Directions: Everything from the line with "Emit a web page" down to the line with "0.0002, 0.0002, 0.0002];" below must be printed exactly, those two lines included. Exclude pictures.

Source code of charts:
########################################

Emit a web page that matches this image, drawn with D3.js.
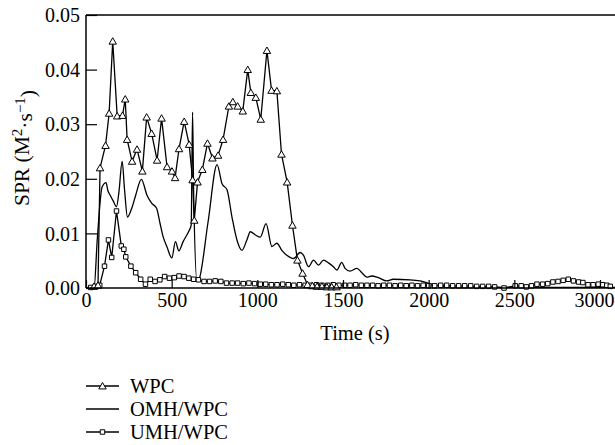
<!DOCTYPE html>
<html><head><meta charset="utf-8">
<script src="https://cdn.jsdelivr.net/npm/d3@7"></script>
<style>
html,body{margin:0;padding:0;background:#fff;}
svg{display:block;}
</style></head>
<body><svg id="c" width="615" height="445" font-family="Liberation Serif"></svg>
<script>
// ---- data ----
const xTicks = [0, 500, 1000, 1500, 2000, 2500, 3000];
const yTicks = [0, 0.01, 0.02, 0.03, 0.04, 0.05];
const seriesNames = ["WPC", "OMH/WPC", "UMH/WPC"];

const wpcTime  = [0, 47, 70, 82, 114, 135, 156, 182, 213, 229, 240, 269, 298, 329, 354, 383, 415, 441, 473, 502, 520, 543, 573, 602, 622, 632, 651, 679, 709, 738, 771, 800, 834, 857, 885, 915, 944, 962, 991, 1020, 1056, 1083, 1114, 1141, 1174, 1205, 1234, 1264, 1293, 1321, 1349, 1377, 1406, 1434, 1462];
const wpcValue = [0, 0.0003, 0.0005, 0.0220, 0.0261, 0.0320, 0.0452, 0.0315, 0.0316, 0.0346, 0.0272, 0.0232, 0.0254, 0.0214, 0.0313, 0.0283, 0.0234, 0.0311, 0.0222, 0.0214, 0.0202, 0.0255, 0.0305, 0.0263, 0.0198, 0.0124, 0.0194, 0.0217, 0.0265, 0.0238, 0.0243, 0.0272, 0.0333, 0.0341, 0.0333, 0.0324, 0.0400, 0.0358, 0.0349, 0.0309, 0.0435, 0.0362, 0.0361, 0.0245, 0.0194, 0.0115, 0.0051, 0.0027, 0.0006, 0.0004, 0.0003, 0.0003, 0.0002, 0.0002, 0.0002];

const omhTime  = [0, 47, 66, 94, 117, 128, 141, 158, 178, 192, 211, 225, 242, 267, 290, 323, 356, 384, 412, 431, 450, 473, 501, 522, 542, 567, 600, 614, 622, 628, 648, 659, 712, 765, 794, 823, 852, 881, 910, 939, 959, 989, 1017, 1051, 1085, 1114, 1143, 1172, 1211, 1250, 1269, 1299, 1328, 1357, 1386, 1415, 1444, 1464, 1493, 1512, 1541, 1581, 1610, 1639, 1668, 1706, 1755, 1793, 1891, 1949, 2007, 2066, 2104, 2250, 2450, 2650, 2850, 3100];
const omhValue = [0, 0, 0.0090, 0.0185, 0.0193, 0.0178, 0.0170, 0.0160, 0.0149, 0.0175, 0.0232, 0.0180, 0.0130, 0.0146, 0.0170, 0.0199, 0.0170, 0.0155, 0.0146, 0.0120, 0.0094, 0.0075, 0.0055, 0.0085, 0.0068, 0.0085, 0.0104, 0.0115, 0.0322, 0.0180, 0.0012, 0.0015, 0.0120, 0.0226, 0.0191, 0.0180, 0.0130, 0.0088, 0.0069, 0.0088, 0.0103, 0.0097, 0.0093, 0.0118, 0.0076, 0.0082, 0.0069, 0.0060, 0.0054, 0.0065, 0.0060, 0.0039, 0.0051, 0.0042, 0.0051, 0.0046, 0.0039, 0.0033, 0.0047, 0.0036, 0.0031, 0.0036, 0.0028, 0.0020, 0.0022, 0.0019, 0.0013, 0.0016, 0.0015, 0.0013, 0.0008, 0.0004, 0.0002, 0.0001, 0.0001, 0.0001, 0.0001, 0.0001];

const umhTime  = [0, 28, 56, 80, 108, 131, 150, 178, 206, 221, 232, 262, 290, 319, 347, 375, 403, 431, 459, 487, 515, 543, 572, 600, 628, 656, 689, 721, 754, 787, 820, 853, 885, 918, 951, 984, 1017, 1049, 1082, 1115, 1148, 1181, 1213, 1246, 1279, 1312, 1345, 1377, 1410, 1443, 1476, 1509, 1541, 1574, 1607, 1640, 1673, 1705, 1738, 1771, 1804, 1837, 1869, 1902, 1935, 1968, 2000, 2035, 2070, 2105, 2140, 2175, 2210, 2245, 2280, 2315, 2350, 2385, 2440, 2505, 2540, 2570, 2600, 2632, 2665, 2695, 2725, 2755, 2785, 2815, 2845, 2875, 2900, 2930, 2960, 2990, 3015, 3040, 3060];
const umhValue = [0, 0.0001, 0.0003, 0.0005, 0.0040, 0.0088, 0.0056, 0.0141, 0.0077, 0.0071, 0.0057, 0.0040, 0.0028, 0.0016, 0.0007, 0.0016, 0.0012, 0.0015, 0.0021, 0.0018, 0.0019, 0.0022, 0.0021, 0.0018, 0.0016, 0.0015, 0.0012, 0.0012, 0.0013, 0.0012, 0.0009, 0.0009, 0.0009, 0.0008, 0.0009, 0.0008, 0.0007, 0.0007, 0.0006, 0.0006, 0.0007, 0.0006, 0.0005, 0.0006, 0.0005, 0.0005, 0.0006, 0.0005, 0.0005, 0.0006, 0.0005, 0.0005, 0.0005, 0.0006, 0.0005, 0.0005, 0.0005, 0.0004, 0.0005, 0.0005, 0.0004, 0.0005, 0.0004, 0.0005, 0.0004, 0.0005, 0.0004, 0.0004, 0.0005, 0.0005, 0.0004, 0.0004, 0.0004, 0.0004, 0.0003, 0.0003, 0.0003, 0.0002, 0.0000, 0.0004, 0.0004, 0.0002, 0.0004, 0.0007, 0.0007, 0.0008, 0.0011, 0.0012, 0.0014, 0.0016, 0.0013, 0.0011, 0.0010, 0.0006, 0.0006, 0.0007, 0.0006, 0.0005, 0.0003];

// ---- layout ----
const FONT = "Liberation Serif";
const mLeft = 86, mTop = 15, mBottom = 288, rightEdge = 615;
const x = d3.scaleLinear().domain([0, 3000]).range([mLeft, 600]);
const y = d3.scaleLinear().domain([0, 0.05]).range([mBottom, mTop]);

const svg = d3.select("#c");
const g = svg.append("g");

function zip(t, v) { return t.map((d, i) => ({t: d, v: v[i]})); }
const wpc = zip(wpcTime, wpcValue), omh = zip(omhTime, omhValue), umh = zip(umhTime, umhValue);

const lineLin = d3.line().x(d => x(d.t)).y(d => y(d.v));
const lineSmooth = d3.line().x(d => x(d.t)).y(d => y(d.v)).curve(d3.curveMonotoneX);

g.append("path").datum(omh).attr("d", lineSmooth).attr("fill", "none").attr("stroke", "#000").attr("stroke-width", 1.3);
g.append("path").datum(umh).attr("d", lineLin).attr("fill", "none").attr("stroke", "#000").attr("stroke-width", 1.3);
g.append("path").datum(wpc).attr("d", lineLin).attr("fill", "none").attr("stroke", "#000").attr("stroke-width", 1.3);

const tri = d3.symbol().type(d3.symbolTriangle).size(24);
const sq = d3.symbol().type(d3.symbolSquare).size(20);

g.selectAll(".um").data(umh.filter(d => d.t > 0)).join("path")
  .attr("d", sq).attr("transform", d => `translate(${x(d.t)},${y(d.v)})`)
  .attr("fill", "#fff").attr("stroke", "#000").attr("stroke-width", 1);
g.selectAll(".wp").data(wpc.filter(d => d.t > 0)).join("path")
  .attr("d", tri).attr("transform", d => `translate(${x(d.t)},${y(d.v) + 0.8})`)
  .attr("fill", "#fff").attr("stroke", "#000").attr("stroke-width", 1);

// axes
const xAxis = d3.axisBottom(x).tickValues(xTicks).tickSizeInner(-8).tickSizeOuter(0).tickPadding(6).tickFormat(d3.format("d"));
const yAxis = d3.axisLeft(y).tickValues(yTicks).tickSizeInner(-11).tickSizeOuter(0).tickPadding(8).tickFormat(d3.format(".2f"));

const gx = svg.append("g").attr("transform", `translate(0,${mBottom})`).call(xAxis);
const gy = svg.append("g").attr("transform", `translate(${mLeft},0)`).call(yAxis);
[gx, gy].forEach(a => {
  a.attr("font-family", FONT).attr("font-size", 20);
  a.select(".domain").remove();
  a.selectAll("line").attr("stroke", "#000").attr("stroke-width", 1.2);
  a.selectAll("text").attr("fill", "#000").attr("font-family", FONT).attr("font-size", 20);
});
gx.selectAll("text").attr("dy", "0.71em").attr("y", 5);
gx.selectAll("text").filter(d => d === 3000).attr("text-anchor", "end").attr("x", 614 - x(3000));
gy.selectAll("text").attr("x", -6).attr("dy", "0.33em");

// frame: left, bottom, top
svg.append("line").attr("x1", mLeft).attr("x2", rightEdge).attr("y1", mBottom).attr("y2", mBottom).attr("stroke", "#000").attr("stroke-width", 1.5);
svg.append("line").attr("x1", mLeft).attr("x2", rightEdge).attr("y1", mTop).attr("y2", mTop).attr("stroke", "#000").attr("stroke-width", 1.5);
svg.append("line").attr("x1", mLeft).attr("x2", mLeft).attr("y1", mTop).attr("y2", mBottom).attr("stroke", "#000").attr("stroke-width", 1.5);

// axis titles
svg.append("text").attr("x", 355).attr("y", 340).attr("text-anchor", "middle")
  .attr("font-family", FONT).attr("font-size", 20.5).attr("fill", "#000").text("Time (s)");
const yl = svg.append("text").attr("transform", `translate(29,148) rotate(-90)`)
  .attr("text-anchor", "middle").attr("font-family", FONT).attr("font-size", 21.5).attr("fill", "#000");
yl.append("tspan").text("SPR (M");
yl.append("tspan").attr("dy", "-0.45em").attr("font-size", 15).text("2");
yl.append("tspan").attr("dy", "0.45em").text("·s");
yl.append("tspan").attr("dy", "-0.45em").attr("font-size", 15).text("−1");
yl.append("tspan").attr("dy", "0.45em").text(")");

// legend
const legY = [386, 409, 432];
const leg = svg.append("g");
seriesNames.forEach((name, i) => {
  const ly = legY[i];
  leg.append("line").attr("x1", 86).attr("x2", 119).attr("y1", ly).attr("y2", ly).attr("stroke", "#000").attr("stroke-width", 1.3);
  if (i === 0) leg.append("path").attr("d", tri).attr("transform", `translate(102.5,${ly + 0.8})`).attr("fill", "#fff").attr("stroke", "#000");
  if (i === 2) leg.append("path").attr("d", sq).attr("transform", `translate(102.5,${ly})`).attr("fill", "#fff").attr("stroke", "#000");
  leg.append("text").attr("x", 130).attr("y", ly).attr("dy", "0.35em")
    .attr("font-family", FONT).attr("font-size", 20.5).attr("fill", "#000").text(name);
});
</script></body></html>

########################################

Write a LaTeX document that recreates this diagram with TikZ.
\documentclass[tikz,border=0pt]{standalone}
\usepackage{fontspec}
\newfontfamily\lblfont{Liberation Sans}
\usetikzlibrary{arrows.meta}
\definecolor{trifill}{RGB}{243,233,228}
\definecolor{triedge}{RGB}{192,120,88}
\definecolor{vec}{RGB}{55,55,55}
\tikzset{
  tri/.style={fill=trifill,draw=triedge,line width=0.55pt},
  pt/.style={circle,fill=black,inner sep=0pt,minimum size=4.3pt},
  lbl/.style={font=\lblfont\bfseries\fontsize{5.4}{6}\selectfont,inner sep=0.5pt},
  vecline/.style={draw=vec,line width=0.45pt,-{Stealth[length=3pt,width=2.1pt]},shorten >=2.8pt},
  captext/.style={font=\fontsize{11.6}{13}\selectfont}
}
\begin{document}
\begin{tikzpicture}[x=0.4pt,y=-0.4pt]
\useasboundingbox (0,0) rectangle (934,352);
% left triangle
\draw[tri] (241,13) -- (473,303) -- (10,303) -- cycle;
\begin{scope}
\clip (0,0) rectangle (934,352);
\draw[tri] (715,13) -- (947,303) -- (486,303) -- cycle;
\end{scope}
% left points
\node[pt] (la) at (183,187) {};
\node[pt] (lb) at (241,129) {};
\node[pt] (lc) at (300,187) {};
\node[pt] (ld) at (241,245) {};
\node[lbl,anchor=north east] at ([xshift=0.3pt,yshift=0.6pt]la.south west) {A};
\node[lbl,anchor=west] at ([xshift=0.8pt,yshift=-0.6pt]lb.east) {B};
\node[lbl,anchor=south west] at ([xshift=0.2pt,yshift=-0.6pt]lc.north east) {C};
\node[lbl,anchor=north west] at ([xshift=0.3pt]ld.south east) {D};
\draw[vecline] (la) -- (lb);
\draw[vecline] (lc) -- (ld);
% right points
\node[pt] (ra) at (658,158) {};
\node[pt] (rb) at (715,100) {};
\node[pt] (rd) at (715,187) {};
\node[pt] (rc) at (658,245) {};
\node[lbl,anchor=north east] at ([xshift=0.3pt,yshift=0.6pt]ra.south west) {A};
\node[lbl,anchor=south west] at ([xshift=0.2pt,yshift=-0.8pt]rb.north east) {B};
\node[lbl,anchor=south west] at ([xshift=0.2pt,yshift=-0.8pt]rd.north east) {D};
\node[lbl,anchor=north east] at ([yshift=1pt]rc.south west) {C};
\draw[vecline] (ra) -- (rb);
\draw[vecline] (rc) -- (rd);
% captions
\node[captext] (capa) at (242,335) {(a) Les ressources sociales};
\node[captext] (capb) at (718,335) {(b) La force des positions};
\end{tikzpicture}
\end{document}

########################################

Final result:
Emit a web page that matches this image, drawn with D3.js.
<!DOCTYPE html>
<html><head><meta charset="utf-8">
<script src="https://cdn.jsdelivr.net/npm/d3@7"></script>
<style>
html,body{margin:0;padding:0;background:#fff;}
svg{display:block;}
</style></head>
<body><svg id="c" width="615" height="445" font-family="Liberation Serif"></svg>
<script>
// ---- data ----
const xTicks = [0, 500, 1000, 1500, 2000, 2500, 3000];
const yTicks = [0, 0.01, 0.02, 0.03, 0.04, 0.05];
const seriesNames = ["WPC", "OMH/WPC", "UMH/WPC"];

const wpcTime  = [0, 47, 70, 82, 114, 135, 156, 182, 213, 229, 240, 269, 298, 329, 354, 383, 415, 441, 473, 502, 520, 543, 573, 602, 622, 632, 651, 679, 709, 738, 771, 800, 834, 857, 885, 915, 944, 962, 991, 1020, 1056, 1083, 1114, 1141, 1174, 1205, 1234, 1264, 1293, 1321, 1349, 1377, 1406, 1434, 1462];
const wpcValue = [0, 0.0003, 0.0005, 0.0220, 0.0261, 0.0320, 0.0452, 0.0315, 0.0316, 0.0346, 0.0272, 0.0232, 0.0254, 0.0214, 0.0313, 0.0283, 0.0234, 0.0311, 0.0222, 0.0214, 0.0202, 0.0255, 0.0305, 0.0263, 0.0198, 0.0124, 0.0194, 0.0217, 0.0265, 0.0238, 0.0243, 0.0272, 0.0333, 0.0341, 0.0333, 0.0324, 0.0400, 0.0358, 0.0349, 0.0309, 0.0435, 0.0362, 0.0361, 0.0245, 0.0194, 0.0115, 0.0051, 0.0027, 0.0006, 0.0004, 0.0003, 0.0003, 0.0002, 0.0002, 0.0002];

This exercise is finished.